In the staunchly conservative, predominantly catholic German village of my childhood, we children eagerly anticipated three occasions each year: Carnival came around in February, an affair that allowed the entire population to break the social rules and party to the point of excess. Kids collected massive amounts of candy thrown during the parade of the few floats the village could muster, and adults knew that all would be forgiven come confession on Ash Wednesday.
In November we jumped around the bonfires of St. Martin’s Day, with paper- lantern processions illuminating the dark streets at night. Your Kindergarten teacher, wearing a ratty red velvet cape that the saintly knight was said to have shared with a beggar, handed out hot cross buns to all. Both occasions were goose-bump territory: being around unrecognizable, disinhibited adults at the beginning of the year could be mystifying. Being allowed out into the cold night at the end of the year, with fires reflected in the silver helmet of St. Martin’s apparition, could be overwhelming.

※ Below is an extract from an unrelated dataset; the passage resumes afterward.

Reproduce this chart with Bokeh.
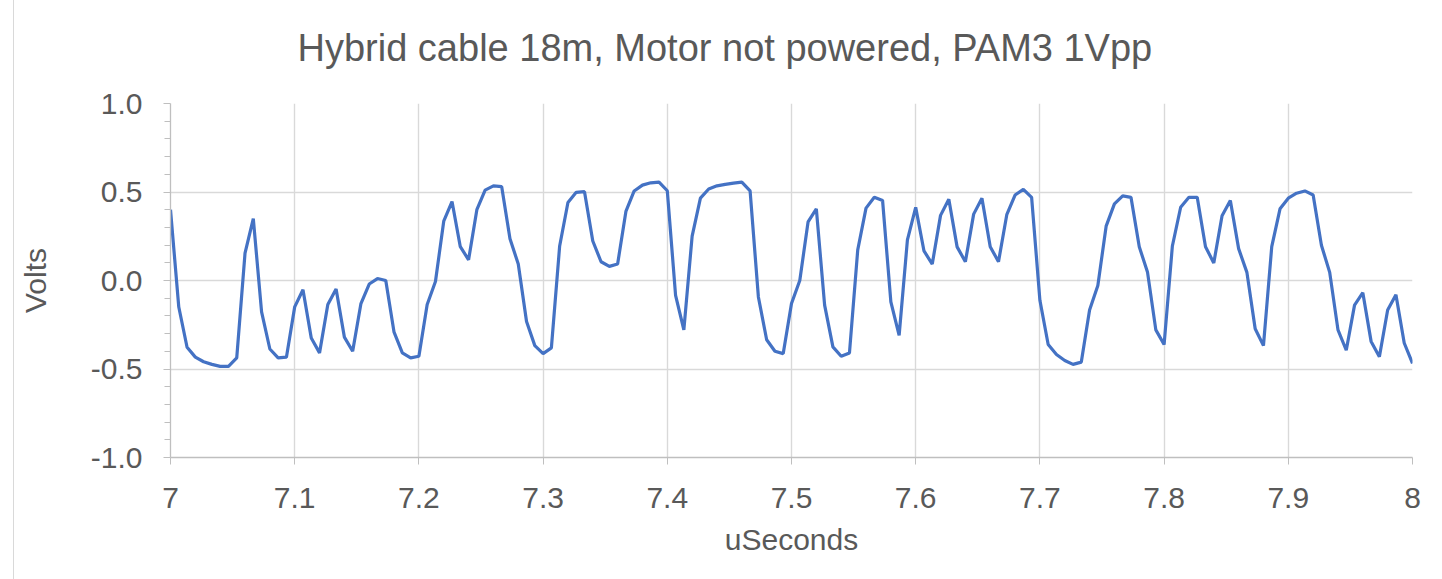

Neither, however, compared to the emotions riled up when the circus arrived each summer. This was in the 1950s, over half a century ago, mind you, and circus was still a rather modest affair. They’d pitch a tent on an empty field between the diocese and the fire station, with bleachers in the round close enough to the small arena that you could see the sweat on the acrobats faces and smell the cheap brown stage make-up of grown men playing, I shudder to say, cowboys and Indians while performing tricks on the backs of some exhausted ponies. And always, always a ravishing maiden with a trained poodle. Poor poodle.